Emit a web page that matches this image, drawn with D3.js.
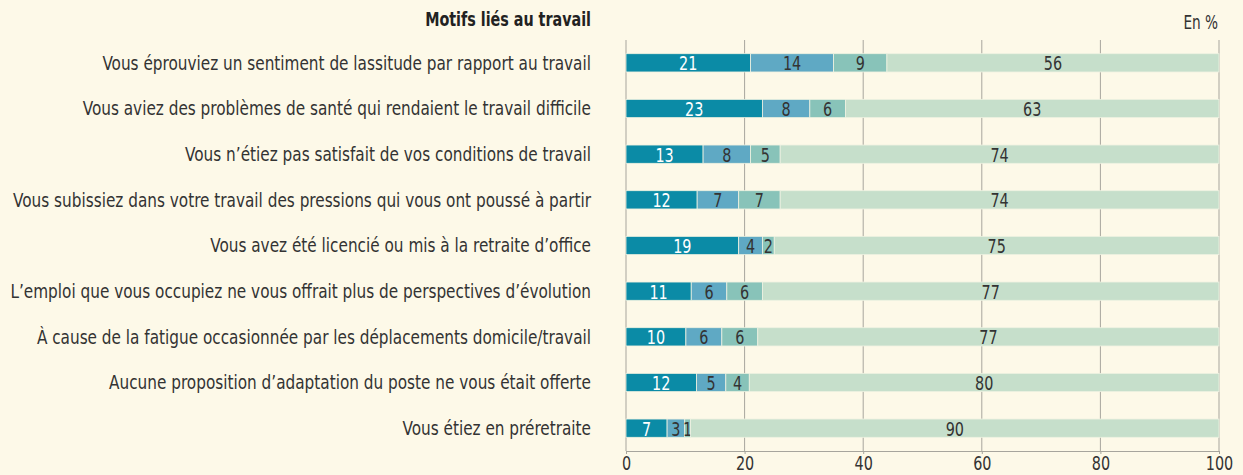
<!DOCTYPE html>
<html>
<head>
<meta charset="utf-8">
<script src="https://cdn.jsdelivr.net/npm/d3@7"></script>
<style>
  body { margin: 0; background: #fdf9e8; }
  svg { display: block; font-family: "DejaVu Sans Condensed", "Liberation Sans Narrow", sans-serif; }
</style>
</head>
<body>
<svg id="chart"></svg>
<script>
// categories (top to bottom)
var motifs = [
    "Vous éprouviez un sentiment de lassitude par rapport au travail",
    "Vous aviez des problèmes de santé qui rendaient le travail difficile",
    "Vous n’étiez pas satisfait de vos conditions de travail",
    "Vous subissiez dans votre travail des pressions qui vous ont poussé à partir",
    "Vous avez été licencié ou mis à la retraite d’office",
    "L’emploi que vous occupiez ne vous offrait plus de perspectives d’évolution",
    "À cause de la fatigue occasionnée par les déplacements domicile/travail",
    "Aucune proposition d’adaptation du poste ne vous était offerte",
    "Vous étiez en préretraite"
];
// four series, one value per category
var serie1 = [21, 23, 13, 12, 19, 11, 10, 12, 7];
var serie2 = [14, 8, 8, 7, 4, 6, 6, 5, 3];
var serie3 = [9, 6, 5, 7, 2, 6, 6, 4, 1];
var serie4 = [56, 63, 74, 74, 75, 77, 77, 80, 90];
var xTicks = [0, 20, 40, 60, 80, 100];

var width = 1243, height = 475;
var plotLeft = 626, plotRight = 1219, plotTop = 40, plotBottom = 451;
var labelRight = 591;

var colors = ["#0b8ba6", "#5fa9c4", "#88c3b9", "#c6dfcb"];
var textColors = ["#ffffff", "#333333", "#333333", "#333333"];

var svg = d3.select("#chart")
    .attr("width", width)
    .attr("height", height);

var rows = motifs.map(function(m, i) {
    return {motif: m, s0: serie1[i], s1: serie2[i], s2: serie3[i], s3: serie4[i]};
});
var keys = ["s0", "s1", "s2", "s3"];

// rows do not always add to exactly 100 after rounding: stack to full width
var stacked = d3.stack().keys(keys).offset(d3.stackOffsetExpand)(rows);

var xScale = d3.scaleLinear().domain([0, 100]).range([plotLeft, plotRight]);
var yScale = d3.scaleBand()
    .domain(motifs)
    .range([plotTop, plotBottom])
    .paddingInner(0.6)
    .paddingOuter(0.3);

// the original uses a narrow font: squeeze the text horizontally
var squeeze = 0.8;

// grid lines
svg.append("g")
    .selectAll("line")
    .data(xTicks)
    .enter().append("line")
    .attr("x1", function(d) { return xScale(d); })
    .attr("x2", function(d) { return xScale(d); })
    .attr("y1", plotTop)
    .attr("y2", plotBottom)
    .attr("stroke", "#a7a59d")
    .attr("stroke-width", 1);

// x axis
var xAxis = d3.axisBottom(xScale)
    .tickValues(xTicks)
    .tickSize(3)
    .tickPadding(2);

var gx = svg.append("g")
    .attr("transform", "translate(0," + plotBottom + ")")
    .call(xAxis);
gx.select(".domain").attr("stroke", "#a7a59d");
gx.selectAll(".tick line").attr("stroke", "#a7a59d");
gx.selectAll("text")
    .attr("fill", "#333")
    .attr("transform", "scale(" + squeeze + ",1)")
    .style("font-size", "20px")
    .style("font-family", "\"DejaVu Sans Condensed\", sans-serif");

// bars
var layers = svg.append("g")
    .selectAll("g")
    .data(stacked)
    .enter().append("g")
    .attr("fill", function(d, i) { return colors[i]; });

layers.selectAll("rect")
    .data(function(d) { return d; })
    .enter().append("rect")
    .attr("x", function(d) { return xScale(d[0] * 100); })
    .attr("y", function(d) { return yScale(d.data.motif); })
    .attr("width", function(d) { return xScale(d[1] * 100) - xScale(d[0] * 100); })
    .attr("height", yScale.bandwidth())
    .attr("stroke", "#eef2e2")
    .attr("stroke-width", 0.8);

// value labels
layers.each(function(layer, li) {
    d3.select(this).selectAll("text")
        .data(layer)
        .enter().append("text")
        .attr("transform", function(d) {
            var x = xScale((d[0] + d[1]) / 2 * 100);
            var y = yScale(d.data.motif) + yScale.bandwidth() / 2;
            return "translate(" + x + "," + y + ") scale(" + squeeze + ",1)";
        })
        .attr("dy", "0.38em")
        .attr("text-anchor", "middle")
        .attr("fill", textColors[li])
        .style("font-size", "20px")
        .text(function(d) { return d.data[layer.key]; });
});

// category labels, fitted so the longest one spans the same width as the original
var labels = svg.append("g")
    .selectAll("text")
    .data(motifs)
    .enter().append("text")
    .attr("dy", "0.36em")
    .attr("text-anchor", "end")
    .attr("fill", "#333")
    .style("font-size", "19px")
    .text(function(d) { return d; });

var longest = d3.max(labels.nodes(), function(n) { return n.getComputedTextLength(); });
var kLabel = 581 / longest;
labels.attr("transform", function(d) {
    return "translate(" + labelRight + "," + (yScale(d) + yScale.bandwidth() / 2) + ") scale(" + kLabel + ",1)";
});

// title and unit
var title = svg.append("text")
    .attr("text-anchor", "end")
    .attr("fill", "#222")
    .style("font-size", "19px")
    .style("font-weight", "bold")
    .text("Motifs liés au travail");
var kTitle = 166 / title.node().getComputedTextLength();
title.attr("transform", "translate(" + labelRight + ",26) scale(" + kTitle + ",1)");

svg.append("text")
    .attr("transform", "translate(1218,29) scale(" + squeeze + ",1)")
    .attr("text-anchor", "end")
    .attr("fill", "#333")
    .style("font-size", "19px")
    .text("En %");
</script>
</body>
</html>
━━━━━━━━━━━━━━━━
_Request_: Leave the images out and output the remaining material exactly as it stands.

_Completed exercise_:
Emit a web page that matches this image, drawn with D3.js.
<!DOCTYPE html>
<html>
<head>
<meta charset="utf-8">
<script src="https://cdn.jsdelivr.net/npm/d3@7"></script>
<style>
  body { margin: 0; background: #fdf9e8; }
  svg { display: block; font-family: "DejaVu Sans Condensed", "Liberation Sans Narrow", sans-serif; }
</style>
</head>
<body>
<svg id="chart"></svg>
<script>
// categories (top to bottom)
var motifs = [
    "Vous éprouviez un sentiment de lassitude par rapport au travail",
    "Vous aviez des problèmes de santé qui rendaient le travail difficile",
    "Vous n’étiez pas satisfait de vos conditions de travail",
    "Vous subissiez dans votre travail des pressions qui vous ont poussé à partir",
    "Vous avez été licencié ou mis à la retraite d’office",
    "L’emploi que vous occupiez ne vous offrait plus de perspectives d’évolution",
    "À cause de la fatigue occasionnée par les déplacements domicile/travail",
    "Aucune proposition d’adaptation du poste ne vous était offerte",
    "Vous étiez en préretraite"
];
// four series, one value per category
var serie1 = [21, 23, 13, 12, 19, 11, 10, 12, 7];
var serie2 = [14, 8, 8, 7, 4, 6, 6, 5, 3];
var serie3 = [9, 6, 5, 7, 2, 6, 6, 4, 1];
var serie4 = [56, 63, 74, 74, 75, 77, 77, 80, 90];
var xTicks = [0, 20, 40, 60, 80, 100];

var width = 1243, height = 475;
var plotLeft = 626, plotRight = 1219, plotTop = 40, plotBottom = 451;
var labelRight = 591;

var colors = ["#0b8ba6", "#5fa9c4", "#88c3b9", "#c6dfcb"];
var textColors = ["#ffffff", "#333333", "#333333", "#333333"];

var svg = d3.select("#chart")
    .attr("width", width)
    .attr("height", height);

var rows = motifs.map(function(m, i) {
    return {motif: m, s0: serie1[i], s1: serie2[i], s2: serie3[i], s3: serie4[i]};
});
var keys = ["s0", "s1", "s2", "s3"];

// rows do not always add to exactly 100 after rounding: stack to full width
var stacked = d3.stack().keys(keys).offset(d3.stackOffsetExpand)(rows);

var xScale = d3.scaleLinear().domain([0, 100]).range([plotLeft, plotRight]);
var yScale = d3.scaleBand()
    .domain(motifs)
    .range([plotTop, plotBottom])
    .paddingInner(0.6)
    .paddingOuter(0.3);

// the original uses a narrow font: squeeze the text horizontally
var squeeze = 0.8;

// grid lines
svg.append("g")
    .selectAll("line")
    .data(xTicks)
    .enter().append("line")
    .attr("x1", function(d) { return xScale(d); })
    .attr("x2", function(d) { return xScale(d); })
    .attr("y1", plotTop)
    .attr("y2", plotBottom)
    .attr("stroke", "#a7a59d")
    .attr("stroke-width", 1);

// x axis
var xAxis = d3.axisBottom(xScale)
    .tickValues(xTicks)
    .tickSize(3)
    .tickPadding(2);

var gx = svg.append("g")
    .attr("transform", "translate(0," + plotBottom + ")")
    .call(xAxis);
gx.select(".domain").attr("stroke", "#a7a59d");
gx.selectAll(".tick line").attr("stroke", "#a7a59d");
gx.selectAll("text")
    .attr("fill", "#333")
    .attr("transform", "scale(" + squeeze + ",1)")
    .style("font-size", "20px")
    .style("font-family", "\"DejaVu Sans Condensed\", sans-serif");

// bars
var layers = svg.append("g")
    .selectAll("g")
    .data(stacked)
    .enter().append("g")
    .attr("fill", function(d, i) { return colors[i]; });

layers.selectAll("rect")
    .data(function(d) { return d; })
    .enter().append("rect")
    .attr("x", function(d) { return xScale(d[0] * 100); })
    .attr("y", function(d) { return yScale(d.data.motif); })
    .attr("width", function(d) { return xScale(d[1] * 100) - xScale(d[0] * 100); })
    .attr("height", yScale.bandwidth())
    .attr("stroke", "#eef2e2")
    .attr("stroke-width", 0.8);

// value labels
layers.each(function(layer, li) {
    d3.select(this).selectAll("text")
        .data(layer)
        .enter().append("text")
        .attr("transform", function(d) {
            var x = xScale((d[0] + d[1]) / 2 * 100);
            var y = yScale(d.data.motif) + yScale.bandwidth() / 2;
            return "translate(" + x + "," + y + ") scale(" + squeeze + ",1)";
        })
        .attr("dy", "0.38em")
        .attr("text-anchor", "middle")
        .attr("fill", textColors[li])
        .style("font-size", "20px")
        .text(function(d) { return d.data[layer.key]; });
});

// category labels, fitted so the longest one spans the same width as the original
var labels = svg.append("g")
    .selectAll("text")
    .data(motifs)
    .enter().append("text")
    .attr("dy", "0.36em")
    .attr("text-anchor", "end")
    .attr("fill", "#333")
    .style("font-size", "19px")
    .text(function(d) { return d; });

var longest = d3.max(labels.nodes(), function(n) { return n.getComputedTextLength(); });
var kLabel = 581 / longest;
labels.attr("transform", function(d) {
    return "translate(" + labelRight + "," + (yScale(d) + yScale.bandwidth() / 2) + ") scale(" + kLabel + ",1)";
});

// title and unit
var title = svg.append("text")
    .attr("text-anchor", "end")
    .attr("fill", "#222")
    .style("font-size", "19px")
    .style("font-weight", "bold")
    .text("Motifs liés au travail");
var kTitle = 166 / title.node().getComputedTextLength();
title.attr("transform", "translate(" + labelRight + ",26) scale(" + kTitle + ",1)");

svg.append("text")
    .attr("transform", "translate(1218,29) scale(" + squeeze + ",1)")
    .attr("text-anchor", "end")
    .attr("fill", "#333")
    .style("font-size", "19px")
    .text("En %");
</script>
</body>
</html>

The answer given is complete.